Failure in performance does not mean failure as a person. If students equate poor performance with lack of self-worth, fear of failure can discourage them from even trying to do well. It may be helpful to keep in mind the idea of "rational sensitivity," espoused by Albert Ellis, which takes the view that nothing is all-important, including consistent and profound failure. As Ellis put it: "When you fail, you fail. Tough! But hardly awful, horrible, or catastrophic!"

Students need to develop a sense of personal control and responsibility. It is not the student's success or failure on a particular task that is critical; rather, it is whether he attributes that success or failure to internal or external forces. A student who attributes his failure in mathematics to external forces, such as luck or the overwhelming difficulty of the subject, is likely to develop a sense of powerlessness and futility. In contrast, a student who attributes his failure to an internal factor, such as insufficient effort, retains a sense of autonomy and trust in himself.

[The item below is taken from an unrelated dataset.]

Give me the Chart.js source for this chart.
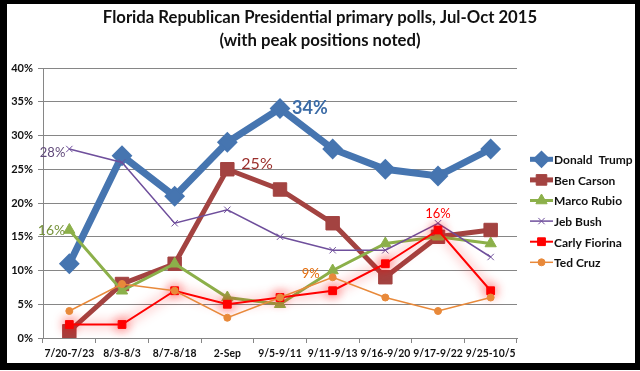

Margaret Clifford's analysis of the research literature on "learned helplessness" led her "to predict that the probability of failure producing constructive effects will increase as expectation for control increases." For example, one study she cites found that 5th graders who attributed failure on a specific task to lack of effort performed better on a subsequent task than did those children who attributed failure to lack of ability and external factors. Probably most deficiencies in academic performance result more from lack of effort than from lack of ability.

Teachers should help students realize that difficult tasks--even if they result in failure--have more intrinsic value than easy ones. The value we attach to achieving a goal depends on how much responsibility we feel for the outcome. Students should be taught to tackle challenging tasks, rather than settle for easy successes. As Barbara Sher puts it in Wishcraft: "There is nothing in this world that's worth doing that isn't going to scare you."

Students must learn to develop effective ways of coping with failure. Teachers should allow students to experience frustration and difficulty, and let them explore ways of overcoming failure. The process of dealing with failure can in itself help students develop self-confidence. Failure can become the impetus to growth.

Protecting students from failure compromises the value of risk and challenge. Without these elements, there is little intrinsic value in success. The worship of success--the failure to value failure--produces conservative "risk avoiders" who are intolerant of less than perfect performance, retreat from the unknown, and capitulate in the face of failure.